Standing with a pack of other protesters, she chanted in front of the boarded-up entrance to the federal courthouse. Even as some in the crowd began prying at the wood affixed to the courthouse, leaving Ms. Hyder uneasy about where things were headed, she remained resolute.
“I am the face of anarchy,” Ms. Hyder said. “The people of the U.S. need to know that moms, grandmas and nurses are out here in the middle of the night demanding rights for everybody.”
The demonstrations that have shuddered through Portland for 54 consecutive days have drawn out a complicated mix of emotions and grievances, and an array of people who are expressing them.
In a state with a deep history of racial-exclusion laws and spirited protest tradition, the Portland protests have persisted even as Black Lives Matter demonstrations have waned in parts of the country.

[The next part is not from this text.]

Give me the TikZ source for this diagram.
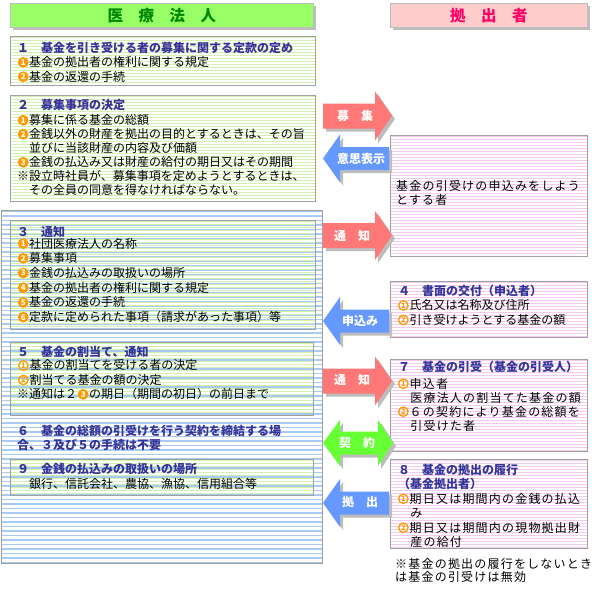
\documentclass[tikz,border=0pt]{standalone}
\usepackage{fontspec}
\setmainfont{Noto Sans CJK JP}
\usepackage{tikz}
\usetikzlibrary{positioning,shadows}

\definecolor{headgreen}{HTML}{99FF66}
\definecolor{headgreentext}{HTML}{008800}
\definecolor{headpink}{HTML}{FFCCCC}
\definecolor{headpinktext}{HTML}{FF0066}
\definecolor{stripegreen}{HTML}{D2F2B0}
\definecolor{stripeblue}{HTML}{A8CAF2}
\definecolor{stripepink}{HTML}{F4CAF0}
\definecolor{boxgray}{HTML}{A0A0A0}
\definecolor{shadowgray}{HTML}{BDBDBD}
\definecolor{titlenavy}{HTML}{333399}
\definecolor{maruorange}{HTML}{FF9900}
\definecolor{redfill}{HTML}{FF7777}
\definecolor{bluefill}{HTML}{6699FF}
\definecolor{greenfill}{HTML}{66FF33}

% circled numbers: filled and outlined
\newcommand{\maru}[1]{\hspace{0.6pt}\tikz[baseline={([yshift=-1.6pt]m.base)}]\node[circle,fill=maruorange,text=white,inner sep=0pt,minimum size=10.8pt,font=\fontsize{8}{8}\selectfont\bfseries] (m) {#1};\hspace{0.6pt}}
\newcommand{\maruo}[1]{\hspace{0.8pt}\tikz[baseline={([yshift=-1.6pt]m.base)}]\node[circle,draw=maruorange,line width=1.3pt,text=maruorange,inner sep=0pt,minimum size=9.4pt,font=\fontsize{7.5}{7.5}\selectfont\bfseries] (m) {#1};\hspace{1pt}}

\tikzset{
  stripes/.style n args={3}{path picture={
    \foreach \k in {0,...,150}
      \draw[#1,line width=#3] ([yshift=-#2*\k*1pt-1pt]path picture bounding box.north west) -- ([yshift=-#2*\k*1pt-1pt]path picture bounding box.north east);}},
  boxbase/.style={rectangle,anchor=north west,draw=boxgray,line width=0.8pt,inner sep=0pt},
  greenbox/.style={boxbase,stripes={stripegreen}{3}{1.3pt}},
  pinkbox/.style={boxbase,stripes={stripepink}{3}{1.2pt}},
  bluebox/.style={boxbase,stripes={stripeblue}{4.5}{1.6pt}},
  headbox/.style={rectangle,anchor=north west,inner sep=0pt,draw=shadowgray,line width=0.6pt,
    drop shadow={shadow xshift=3pt,shadow yshift=-3pt,fill=shadowgray,opacity=1},
    font=\fontsize{15.5}{15.5}\selectfont\bfseries},
  txt/.style={anchor=north west,inner sep=0pt,align=left,font=\fontsize{12}{14.5}\selectfont},
  ttl/.style={txt,text=titlenavy,font=\fontsize{12}{14.5}\selectfont\bfseries},
  widetxt/.style={txt,font=\fontsize{12}{14}\selectfont\addfontfeature{LetterSpace=10}},
  arrowtxt/.style={text=white,inner sep=0pt,font=\fontsize{12}{12}\selectfont\bfseries},
  pics/rightarrow/.style={code={
    \foreach \c/\d in {shadowgray/3,#1/0}
      \fill[\c,shift={(\d,\d)}] (323,-12.5) -- (375,-12.5) -- (375,-24.5) -- (392,0) -- (375,24.5) -- (375,12.5) -- (323,12.5) -- cycle;}},
  pics/leftarrow/.style={code={
    \foreach \c/\d in {shadowgray/3,#1/0}
      \fill[\c,shift={(\d,\d)}] (323,0) -- (340,-24) -- (340,-11.5) -- (389,-11.5) -- (389,11.5) -- (340,11.5) -- (340,24) -- cycle;}},
  pics/botharrow/.style={code={
    \foreach \c/\d in {shadowgray/3,#1/0}
      \fill[\c,shift={(\d,\d)}] (323,0) -- (340,-23) -- (340,-11.5) -- (378,-11.5) -- (378,-23) -- (393,0) -- (378,23) -- (378,11.5) -- (340,11.5) -- (340,23) -- cycle;}}
}

\begin{document}
\begin{tikzpicture}[x=1pt,y=-1pt]
\useasboundingbox (0,0) rectangle (592,589);
% headers
\node[headbox,fill=headgreen,text=headgreentext,minimum width=303,minimum height=24] (hdL) at (10,3) {医　療　法　人};
\node[headbox,fill=headpink,text=headpinktext,minimum width=197,minimum height=24] (hdR) at (390,3) {拠　出　者};

% left column
\node[greenbox,minimum width=305,minimum height=49] (b1) at (10,36) {};
\node[ttl] (t1) at (17,41.5) {１　基金を引き受ける者の募集に関する定款の定め};
\node[txt] (s1) at (17,56.5) {\maru{1}基金の拠出者の権利に関する規定\\\maru{2}基金の返還の手続};

\node[greenbox,minimum width=305,minimum height=106] (b2) at (10,95) {};
\node[ttl] (t2) at (17,99.5) {２　募集事項の決定};
\node[txt,font=\fontsize{12}{14}\selectfont] (s2) at (17,114.5) {\maru{1}募集に係る基金の総額\\\maru{2}金銭以外の財産を拠出の目的とするときは、その旨\\　並びに当該財産の内容及び価額\\\maru{3}金銭の払込み又は財産の給付の期日又はその期間\\※設立時社員が、募集事項を定めようとするときは、\\　その全員の同意を得なければならない。};

\node[bluebox,minimum width=321,minimum height=353] (rg) at (1,210) {};

\node[greenbox,minimum width=305,minimum height=109] (b3) at (10,220) {};
\node[ttl] (t3) at (17,226.5) {３　通知};
\node[txt,font=\fontsize{12}{14.7}\selectfont] (s3) at (17,237.8) {\maru{1}社団医療法人の名称\\\maru{2}募集事項\\\maru{3}金銭の払込みの取扱いの場所\\\maru{4}基金の拠出者の権利に関する規定\\\maru{5}基金の返還の手続\\\maru{6}定款に定められた事項（請求があった事項）等};

\node[greenbox,minimum width=303,minimum height=73] (b5) at (10,342) {};
\node[ttl] (t5) at (17,346.2) {５　基金の割当て、通知};
\node[txt] (s5) at (17,359.5) {\maruo{1}基金の割当てを受ける者の決定\\\maruo{2}割当てる基金の額の決定\\※通知は２\maru{3}の期日（期間の初日）の前日まで};

\node[ttl] (t6) at (17,424.5) {６　基金の総額の引受けを行う契約を締結する場\\合、３及び５の手続は不要};

\node[greenbox,minimum width=303,minimum height=36] (b9) at (10,459) {};
\node[ttl] (t9) at (17,462.8) {９　金銭の払込みの取扱いの場所};
\node[txt] (s9) at (17,477.8) {　銀行、信託会社、農協、漁協、信用組合等};

% right column
\node[pinkbox,minimum width=197,minimum height=121] (bA) at (390,135) {};
\node[widetxt] (sA) at (396,180.5) {基金の引受けの申込みをしよう\\とする者};

\node[pinkbox,minimum width=197,minimum height=56] (b4) at (390,281) {};
\node[ttl] (t4) at (398,284.5) {４　書面の交付（申込者）};
\node[txt] (s4) at (397,299.5) {\maruo{1}氏名又は名称及び住所\\\maruo{2}引き受けようとする基金の額};

\node[pinkbox,minimum width=197,minimum height=92] (b7) at (390,359) {};
\node[ttl] (t7) at (398,361.2) {７　基金の引受（基金の引受人）};
\node[widetxt] (s7) at (397,377.8) {\maruo{1}申込者\\　医療法人の割当てた基金の額\\\maruo{2}６の契約により基金の総額を\\　引受けた者};

\node[pinkbox,minimum width=197,minimum height=89] (b8) at (390,459) {};
\node[ttl,font=\fontsize{12}{14}\selectfont\bfseries] (t8) at (398,463.8) {８　基金の拠出の履行\\（基金拠出者）};
\node[widetxt,font=\fontsize{12}{14.5}\selectfont\addfontfeature{LetterSpace=10}] (s8) at (397,492.8) {\maruo{1}期日又は期間内の金銭の払込\\　み\\\maruo{2}期日又は期間内の現物拠出財\\　産の給付};

\node[widetxt,font=\fontsize{12}{13.5}\selectfont\addfontfeature{LetterSpace=10}] (note) at (395,557.8) {※基金の拠出の履行をしないとき\\は基金の引受けは無効};

% block arrows
\pic at (0,116) {rightarrow=redfill};
\node[arrowtxt] (boshu) at (355,116) {募　集};
\pic at (0,158.5) {leftarrow=bluefill};
\node[arrowtxt] (ishi) at (361,158.5) {意思表示};
\pic at (0,235.5) {rightarrow=redfill};
\node[arrowtxt] (tsuchiA) at (352,235.5) {通　知};
\pic at (0,321) {leftarrow=bluefill};
\node[arrowtxt] (moushikomi) at (360,321) {申込み};
\pic at (0,381) {rightarrow=redfill};
\node[arrowtxt] (tsuchiB) at (352,380) {通　知};
\pic at (0,443) {botharrow=greenfill};
\node[arrowtxt] (keiyaku) at (357,443) {契　約};
\pic at (0,503) {leftarrow=bluefill};
\node[arrowtxt] (kyoshutsu) at (360,502) {拠　出};
\end{tikzpicture}
\end{document}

But some leaders in the Black community, grateful for a reckoning on race, worry that what should be a moment for racial justice could be squandered by violence. Businesses supportive of reforms have been left demoralized by the mayhem the protests have brought. The city’s mayor, Ted Wheeler, despised by many of the protesters, has now been fighting to have federal officers leave them alone.
Amid the Gordian knot of grievances and escalations, most everyone seems to agree about one thing: The combative deployment of camouflaged federal agents has only made things worse.
President Trump, in launching a law-and-order message for his re-election campaign, has embraced a dark portrayal of Portland as a lawless place filled with people who “hate our country.” His administration’s crackdown has brought armed officers from a wide variety of federal agencies to the streets of Portland, where they have been firing tear gas and pulling protesters into unmarked vans.
The president’s portrayal and the crackdown he has unleashed have infuriated protesters, who see Mr. Trump as trying to use the city’s unrest as political theater during an election year, forcing a federal presence on a city that doesn’t want it.
It is not the first time that Portland has gotten under a president’s skin. The city’s tradition of protest — which included bonfire lighting and egg throwing whenever former President George H.W. Bush came to town in the early 1990s, once prompted an aide to refer to the city as Little Beirut.
Protesters, some of whom identify with the loosely organized group known as antifa, see the unusual deployment of federal power as compelling evidence that their fears about rising fascism in the United States are justified.
On the streets, the scenes can resemble mayhem.
On Tuesday morning, police said another jewelry store had been looted. As federal agents appeared to try detaining one person, others in the crowd rushed to free the person.